While the United States has one of the world’s most successful capitalist economies, its sports leagues take a surprisingly egalitarian approach. Each of the four main leagues has a draft every year that rewards the worst teams from the previous season by giving them higher picks. There is practically no financial penalty for bad performance.

But in almost every other professional soccer league in the world, poor performances are punished, rather than rewarded. Rather, the worst three teams in the league are relegated to the second division. Continued poor performance can lead to a downward spiral of relegation and sometimes even bankruptcy. There is no draft where bad teams can turn their franchise around by acquiring a transformational talent, so teams actually try to win every single game. In the English Premier League, the only thing that is rewarded is success. With success comes financial rewards, allowing a club to attract talent.

Financial support also comes from the owners of clubs, whose influence cannot be understated. One only needs to look at the impact of Roman Abramovich at Chelsea or Sheikh Mansour at Manchester City. By pumping millions of pounds into their respective clubs, these owners were able to acquire talented players and expedite the rebuilding process for their teams.
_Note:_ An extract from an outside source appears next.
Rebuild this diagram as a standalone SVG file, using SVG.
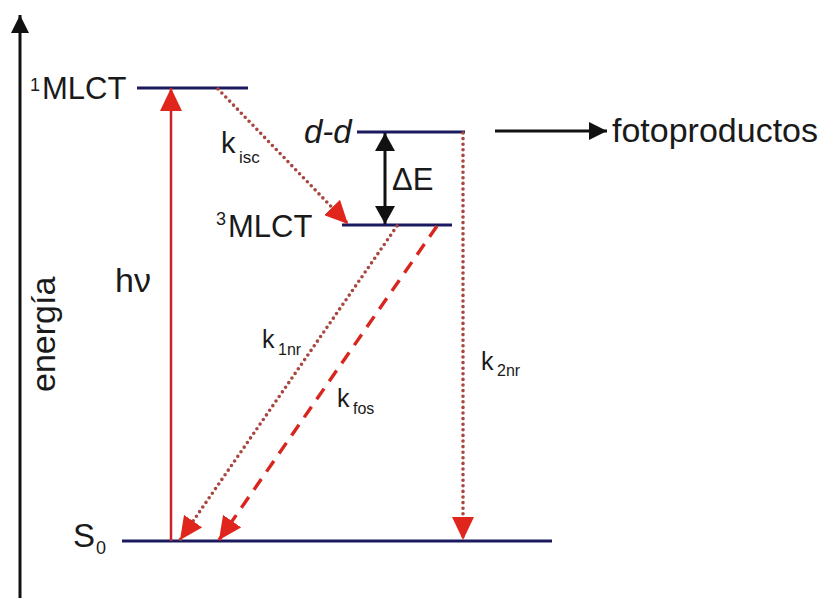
<svg xmlns="http://www.w3.org/2000/svg" width="828" height="598" viewBox="0 0 828 598">
<style>
.lvl{stroke:#1c1a5e;stroke-width:3;fill:none}
.t{font-family:"Liberation Sans",Arial,sans-serif;fill:#1a1a1a}
.blk{stroke:#111;stroke-width:3;fill:none}
.solid{stroke:#c8232a;stroke-width:2.5;fill:none}
.dot{stroke:#a8463f;stroke-width:3.6;stroke-linecap:round;stroke-dasharray:0 5.6;fill:none}
.dash{stroke:#d8261f;stroke-width:3.4;stroke-dasharray:13 9;fill:none}
</style>
<defs>
<marker id="ar" markerUnits="userSpaceOnUse" markerWidth="24" markerHeight="22" viewBox="0 0 24 22" refX="23" refY="11" orient="auto"><path d="M0,0 L23,11 L0,22 z" fill="#e0261c"/></marker>
<marker id="ak" markerUnits="userSpaceOnUse" markerWidth="20" markerHeight="20" viewBox="0 0 20 20" refX="18" refY="10" orient="auto-start-reverse"><path d="M0,0 L18,10 L0,20 z" fill="#111"/></marker>
<marker id="ax" markerUnits="userSpaceOnUse" markerWidth="20" markerHeight="18" viewBox="0 0 20 18" refX="18" refY="9" orient="auto"><path d="M0,0 L18,9 L0,18 z" fill="#111"/></marker>
</defs>
<rect width="828" height="598" fill="#fff"/>

<g id="axis">
<line class="blk" x1="20" y1="598" x2="20" y2="15" marker-end="url(#ax)"/>
<text class="t" font-size="34" transform="translate(55,392) rotate(-90)">energía</text>
</g>

<g id="mlct1">
<line class="lvl" x1="137" y1="88" x2="248" y2="88"/>
<text class="t" font-size="18" x="30" y="91">1</text>
<text class="t" font-size="31" x="42" y="99">MLCT</text>
</g>

<g id="dd">
<line class="lvl" x1="357" y1="132" x2="465" y2="132"/>
<text class="t" font-size="33" font-style="italic" x="304" y="143">d-d</text>
</g>

<g id="mlct3">
<line class="lvl" x1="342" y1="225" x2="452" y2="225"/>
<text class="t" font-size="18" x="216" y="225">3</text>
<text class="t" font-size="31" x="228" y="237">MLCT</text>
</g>

<g id="s0">
<line class="lvl" x1="122" y1="541" x2="552" y2="541"/>
<text class="t" font-size="33" x="73" y="547">S</text>
<text class="t" font-size="18" x="96" y="554">0</text>
</g>

<g id="fotoproductos">
<text class="t" font-size="34" x="612" y="142">fotoproductos</text>
</g>

<g id="connectors">
<line class="solid" x1="171" y1="541" x2="171" y2="88" marker-end="url(#ar)"/>
<line class="dot" x1="218" y1="89" x2="348" y2="224" marker-end="url(#ar)"/>
<line class="blk" x1="385" y1="133" x2="385" y2="224" marker-start="url(#ak)" marker-end="url(#ak)"/>
<line class="blk" x1="495" y1="131" x2="607" y2="131" marker-end="url(#ax)"/>
<line class="dot" x1="397" y1="226" x2="180" y2="540" marker-end="url(#ar)"/>
<line class="dash" x1="437" y1="226" x2="219" y2="540" marker-end="url(#ar)"/>
<line class="dot" x1="463" y1="133" x2="463" y2="540" marker-end="url(#ar)"/>
</g>

<g id="labels">
<text class="t" font-size="34" x="115" y="292">hν</text>
<text class="t" font-size="31" x="392" y="190">ΔE</text>
<text class="t" font-size="29" x="221" y="153">k</text>
<text class="t" font-size="17" x="239" y="163">isc</text>
<text class="t" font-size="25" x="262" y="348">k</text>
<text class="t" font-size="16" x="278" y="355">1nr</text>
<text class="t" font-size="25" x="337" y="407">k</text>
<text class="t" font-size="16" x="353" y="414">fos</text>
<text class="t" font-size="25" x="481" y="370">k</text>
<text class="t" font-size="16" x="497" y="376">2nr</text>
</g>
</svg>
Now, City and Chelsea are two of England’s “Big Six.”

In 2016, Leicester City pulled off one of the greatest upsets in sporting history to win the Premier League. Its odds to win before the season were at a staggering 5000-to-1. Before and since, though, the Big Six clubs (City, Chelsea, Tottenham, Arsenal, Liverpool and Manchester United) have dominated the league. This campaign, for the third consecutive time, these six will occupy the top slots in the league table. But while Leicester hasn’t broken into that upper echelon, its success in 2016 helped provide security to the club.

Many forget the Foxes were mired in the relegation zone for much of the 2014–15 season before dramatically winning seven of their last nine games. Claudio Ranieri then worked his magic with the squad to lead them to the title the following season. The club received a lot of money for winning, which it reinvested into building a stronger squad, and the Foxes have now become a solid mid-table side — one that doesn’t have to worry about relegation on a yearly basis. It may seem unspectacular, but Leicester’s success on the field was the key to its financial stability.
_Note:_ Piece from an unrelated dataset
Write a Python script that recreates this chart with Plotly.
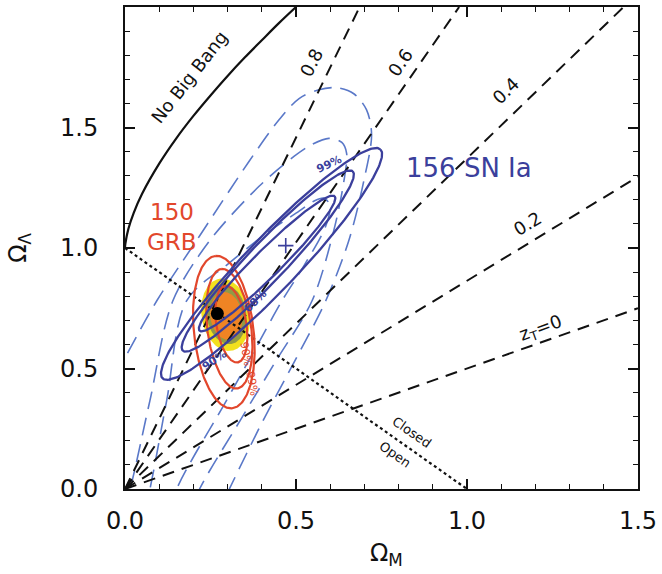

Similarly, Wolves have been the story of the league this season as they made their return to the English top flight. Using the award money from winning the Championship, manager Nuno Espirito Santo made the right signings and has his side firmly in the race for “Best of the Rest” outside the top six.

At a time when many American sports franchises have started losing games intentionally to get draft picks the next year, the Premier League has managed to uphold its standing as the most competitive league in the world, while still giving underdogs like Leicester and Wolves chances to succeed.